__TO BE DONE__
Look at the data below and print exactly the lines from its first line through the line with "var fitLine = [xMin, xMax].map(function"; the pictures stay out of the copy.

# START OF RECORDED DATA

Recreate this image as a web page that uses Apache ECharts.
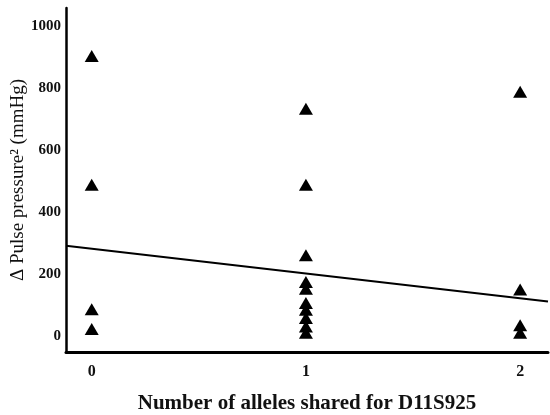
<!DOCTYPE html>
<html>
<head>
<meta charset="utf-8">
<script src="https://cdn.jsdelivr.net/npm/echarts@6/dist/echarts.min.js"></script>
<style>
  html, body { margin: 0; padding: 0; background: #fff; }
  #chart { width: 550px; height: 415px; }
</style>
</head>
<body>
<div id="chart"></div>
<script>
// alleles shared (x) and delta pulse pressure squared (y)
var allelesShared = [0, 0, 0, 0, 1, 1, 1, 1, 1, 1, 1, 1, 1, 1, 2, 2, 2, 2];
var pulsePressure = [905, 490, 88, 24, 735, 490, 262, 176, 154, 108, 86, 60, 32, 12, 790, 152, 36, 12];
var xTicks = [0, 1, 2];
var yTicks = [0, 200, 400, 600, 800, 1000];
// regression line
var fitIntercept = 283;
var fitSlope = -80;
var xMin = -0.12, xMax = 2.13;

var points = allelesShared.map(function (x, i) { return [x, pulsePressure[i]]; });
var fitLine = [xMin, xMax].map(function (x) { return [x, fitIntercept + fitSlope * x]; });

var font = '"Liberation Serif", "Times New Roman", serif';
var chart = echarts.init(document.getElementById('chart'));
chart.setOption({
  animation: false,
  grid: { left: 66, right: 2, top: 8, bottom: 63, outerBoundsMode: 'none' },
  xAxis: {
    type: 'value',
    min: xMin,
    max: xMax,
    name: 'Number of alleles shared for D11S925',
    nameLocation: 'middle',
    nameGap: 41,
    nameMoveOverlap: false,
    nameTextStyle: { fontFamily: font, fontWeight: 'bold', fontSize: 21, color: '#111' },
    axisLine: { onZero: false, lineStyle: { color: '#000', width: 3 } },
    axisTick: { show: false },
    splitLine: { show: false },
    axisLabel: {
      customValues: xTicks,
      margin: 12,
      formatter: function (v) { return String(v); },
      fontFamily: font, fontWeight: 'bold', fontSize: 16, color: '#111'
    }
  },
  yAxis: {
    type: 'value',
    min: -50,
    max: 1060,
    name: 'Δ Pulse pressure² (mmHg)',
    nameLocation: 'middle',
    nameGap: 38,
    nameMoveOverlap: false,
    nameTextStyle: { fontFamily: font, fontSize: 19, color: '#111' },
    axisLine: { show: true, onZero: false, lineStyle: { color: '#000', width: 2.5 } },
    axisTick: { show: false },
    splitLine: { show: false },
    axisLabel: {
      customValues: yTicks,
      margin: 5,
      formatter: function (v) { return String(v); },
      fontFamily: font, fontWeight: 'bold', fontSize: 15, color: '#111'
    }
  },
  series: [
    {
      type: 'scatter',
      data: points,
      symbol: 'triangle',
      symbolSize: [14, 12],
      itemStyle: { color: '#000', opacity: 1 }
    },
    {
      type: 'line',
      data: fitLine,
      symbol: 'none',
      lineStyle: { color: '#000', width: 2 }
    }
  ]
});
</script>
</body>
</html>
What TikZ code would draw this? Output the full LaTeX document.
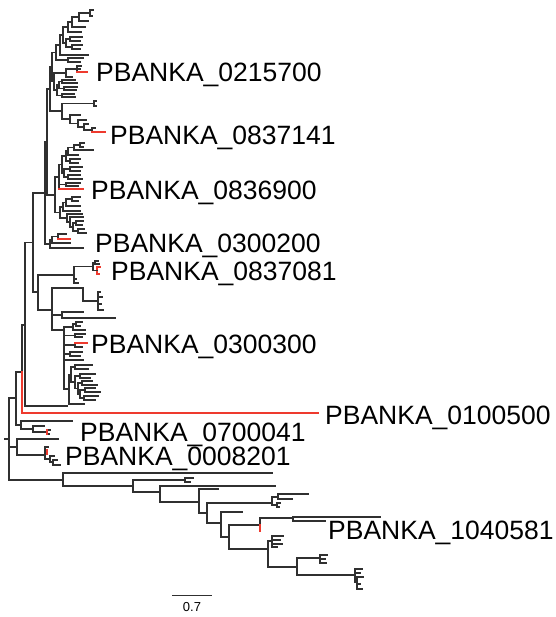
\documentclass[tikz,border=0pt]{standalone}
\usepackage{fontspec}
\setmainfont{Liberation Sans}
\definecolor{treegray}{HTML}{303030}
\definecolor{treered}{HTML}{EE3A2E}
\tikzset{
  br/.style={line width=1.5pt, draw=treegray, line cap=rect},
  rbr/.style={line width=1.5pt, draw=treered, line cap=rect},
  lbl/.style={inner sep=0pt, anchor=base west, font=\fontsize{26.5}{30}\selectfont},
}
% \tclade[style]{node x}{childx/childy, ...}: horizontal branch to every child
% plus the vertical bar spanning the children
\newcommand\tclade[3][br]{%
  \gdef\tcLo{9999}\gdef\tcHi{-9999}%
  \foreach \cx/\cy in {#3}{%
    \draw[#1] (#2,\cy) -- (\cx,\cy);%
    \pgfmathsetmacro\tcA{min(\tcLo,\cy)}\xdef\tcLo{\tcA}%
    \pgfmathsetmacro\tcB{max(\tcHi,\cy)}\xdef\tcHi{\tcB}%
  }%
  \draw[#1] (#2,\tcLo) -- (#2,\tcHi);%
}
\begin{document}
\begin{tikzpicture}[x=1pt,y=-1pt]
\fill[white] (0,0) rectangle (555,617);
\useasboundingbox (0,0) rectangle (555,617);

% ---------- upper ladder ----------
\tclade{90}{93/10, 92/16}
\tclade{79}{90/13, 88/21}
\tclade{72}{79/17, 85/27}
\tclade{68}{72/22, 81/32}
\tclade{70}{82/37, 80/41}
\tclade{72}{82/45, 80/49}
\tclade{66}{70/39, 72/47}
\tclade{63}{68/27, 66/43}
\tclade{60}{63/35, 88/55}
\tclade{68}{83/58, 80/62}
\tclade{56}{60/45, 68/60}
\tclade{77}{81/66, 80/69, 87/72}
\tclade{66}{77/69, 72/77}
\tclade{62}{75/80, 77/83}
\tclade{64}{77/87, 76/90}
\tclade{59}{62/81.5, 64/88.5}
\tclade{62}{74/94, 75/97}
\tclade{57}{59/85, 62/95.5}
\tclade{54}{66/73, 57/90}
\tclade{52}{56/52.5, 54/81.5}
\tclade{94}{96/101, 96/106}
\tclade{92}{95/128, 105/132}
\tclade{84}{92/130, 88/124}
\tclade{78}{84/127, 86/120}
\tclade{70}{78/123.5, 80/115}
\tclade{62}{94/103.5, 70/119}
\tclade{50}{52/67, 62/111}

% ---------- 0836900 group ----------
\tclade{80}{84/143, 83/147}
\tclade{74}{80/145, 93/150}
\tclade{68}{74/147.5, 78/155}
\tclade{70}{80/159, 78/163}
\tclade{66}{68/151, 70/161}
\tclade{70}{82/167, 80/171}
\tclade{68}{80/175, 82/179}
\tclade{64}{70/169, 68/177}
\tclade{62}{66/156, 64/173}
\tclade{66}{80/183, 78/186}
\tclade{59}{62/164.5, 66/184.5, 83/189}
\tclade{72}{80/197, 78/201}
\tclade{66}{72/199, 80/206}
\tclade{63}{66/202.5, 80/211}
\tclade{76}{83/221, 82/225}
\tclade{78}{84/229, 86/233}
\tclade{73}{76/223, 78/231}
\tclade{70}{83/217, 73/227}
\tclade{67}{82/214, 70/222}
\tclade{60}{63/207, 67/218}
\tclade{55}{59/177, 60/212.5}
\tclade{47}{50/89, 55/195}

% ---------- 0300200 group ----------
\tclade{58}{66/234, 70/239}
\tclade{52}{58/236.5, 70/243}
\tclade{50}{52/240, 83/248}
\tclade{45}{47/142, 50/244}
\tclade{33}{45/193, 38/292}

% ---------- 0837081 group ----------
\tclade{95}{98/261, 99/264}
\tclade[rbr]{97}{100/267, 99/274}
\tclade{93}{95/262.5, 97/270.5}
\tclade{74}{93/266.5, 76/279, 78/283}

% ---------- 0300300 group ----------
\tclade{98}{100/292, 102/297, 101/304, 103/310}
\tclade{83}{98/301, 83/288}
\tclade{62}{83/312, 115/318}
\tclade{76}{82/322, 80/326}
\tclade{73}{76/324, 85/330}
\tclade{75}{85/334, 82/337}
\tclade{75}{87/343, 82/347}
\tclade{70}{82/352, 80/356}
\tclade{75}{92/365, 88/369}
\tclade{80}{95/374, 90/378}
\tclade{82}{92/381, 97/385}
\tclade{85}{95/388, 100/392}
\tclade{84}{98/396, 95/400}
\tclade{80}{85/390, 84/398}
\tclade{78}{82/383, 80/394}
\tclade{75}{80/376, 78/388.5}
\tclade{71}{75/367, 75/382}
\tclade{69}{71/374.5, 84/404}
\tclade{64}{73/327, 75/335.5, 75/345, 70/354, 83/360, 69/389}
\tclade{52}{83/288, 62/315, 64/330}
\tclade{38}{74/275, 52/310}
\tclade{25}{33/242.5, 67/406}

% ---------- backbone ----------
\draw[br] (22,325) -- (22,372);
\draw[br] (22,325) -- (25,325);
\tclade{16}{22/372, 21/425}
\tclade{21}{72/421, 33/429}
\tclade{33}{44/426, 47/432}
\tclade{47}{50/430, 49/434}
\tclade{17}{58/439, 45/455}
\tclade{45}{48/447, 47/452, 50/459}
\tclade{50}{54/456, 53/462}
\tclade{53}{57/460, 60/465}
\tclade{9}{16/398, 17/447, 63/480}
\draw[br] (5,439) -- (9,439);

% ---------- lower group ----------
\tclade{63}{272/473, 133/486}
\tclade{133}{185/480, 160/492}
\tclade{185}{193/478, 190/482}
\tclade{160}{275/486, 199/502}
\tclade{199}{218/489, 207/513}
\tclade{207}{272/503, 221/523}
\tclade{272}{278/497, 277/505}
\tclade{278}{308/494, 292/499}
\tclade{277}{280/503, 279/507}
\tclade{221}{242/512, 229/537}
\tclade{229}{260/525, 268/549}
\tclade{260}{293/518, 260/531}
\tclade{293}{380/517, 325/521}
\tclade{268}{272/541, 297/567}
\tclade{272}{283/536, 280/540, 282/544, 277/547}
\tclade{297}{320/558, 355/575}
\tclade{320}{327/555, 325/559, 326/563}
\tclade{355}{362/569, 360/573, 357/582}
\tclade{357}{363/577, 360/584, 362/589}

% ---------- highlighted branches ----------
\draw[rbr] (77,72) -- (87,72);
\draw[rbr] (92,132) -- (105,132);
\draw[rbr] (59,189) -- (83,189);
\draw[rbr] (58,239) -- (70,239);
\draw[rbr] (75,343) -- (87,343);
\draw[rbr] (22,372) -- (22,413) -- (318,413);
\draw[rbr] (47,430) -- (47,434);
\draw[rbr] (47,450) -- (47,454);
\draw[rbr] (260,525) -- (260,531);

% ---------- labels ----------
\node[lbl] (t1) at (96,82) {PBANKA\_0215700};
\node[lbl] (t2) at (110,145) {PBANKA\_0837141};
\node[lbl] (t3) at (91,200) {PBANKA\_0836900};
\node[lbl] (t4) at (95,252) {PBANKA\_0300200};
\node[lbl] (t5) at (111,280) {PBANKA\_0837081};
\node[lbl] (t6) at (91,353) {PBANKA\_0300300};
\node[lbl] (t7) at (325,424) {PBANKA\_0100500};
\node[lbl] (t8) at (80,441) {PBANKA\_0700041};
\node[lbl] (t9) at (65,465) {PBANKA\_0008201};
\node[lbl] (t10) at (328,539) {PBANKA\_1040581};

% ---------- scale bar ----------
\coordinate (s0) at (172,595);
\coordinate (s1) at (212,595);
\draw[draw=treegray, line width=1pt] (s0) -- (s1);
\node[inner sep=0pt, anchor=base, font=\fontsize{13}{15}\selectfont] (sl) at (192,611) {0.7};
\end{tikzpicture}
\end{document}
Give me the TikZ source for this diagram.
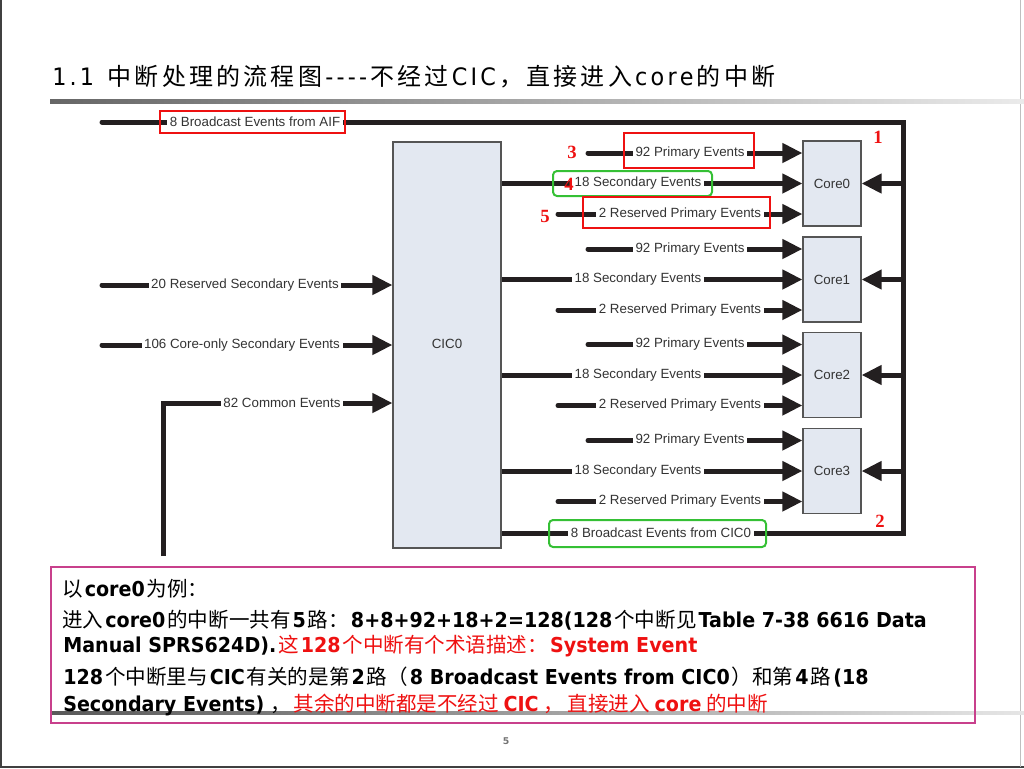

# END OF RECORDED DATA

__WRITTEN ANSWER__
Recreate this image as a web page that uses Apache ECharts.
<!DOCTYPE html>
<html>
<head>
<meta charset="utf-8">
<script src="https://cdn.jsdelivr.net/npm/echarts@6/dist/echarts.min.js"></script>
<style>
  html, body { margin: 0; padding: 0; background: #fff; }
  #chart { width: 550px; height: 415px; }
</style>
</head>
<body>
<div id="chart"></div>
<script>
// alleles shared (x) and delta pulse pressure squared (y)
var allelesShared = [0, 0, 0, 0, 1, 1, 1, 1, 1, 1, 1, 1, 1, 1, 2, 2, 2, 2];
var pulsePressure = [905, 490, 88, 24, 735, 490, 262, 176, 154, 108, 86, 60, 32, 12, 790, 152, 36, 12];
var xTicks = [0, 1, 2];
var yTicks = [0, 200, 400, 600, 800, 1000];
// regression line
var fitIntercept = 283;
var fitSlope = -80;
var xMin = -0.12, xMax = 2.13;

var points = allelesShared.map(function (x, i) { return [x, pulsePressure[i]]; });
var fitLine = [xMin, xMax].map(function (x) { return [x, fitIntercept + fitSlope * x]; });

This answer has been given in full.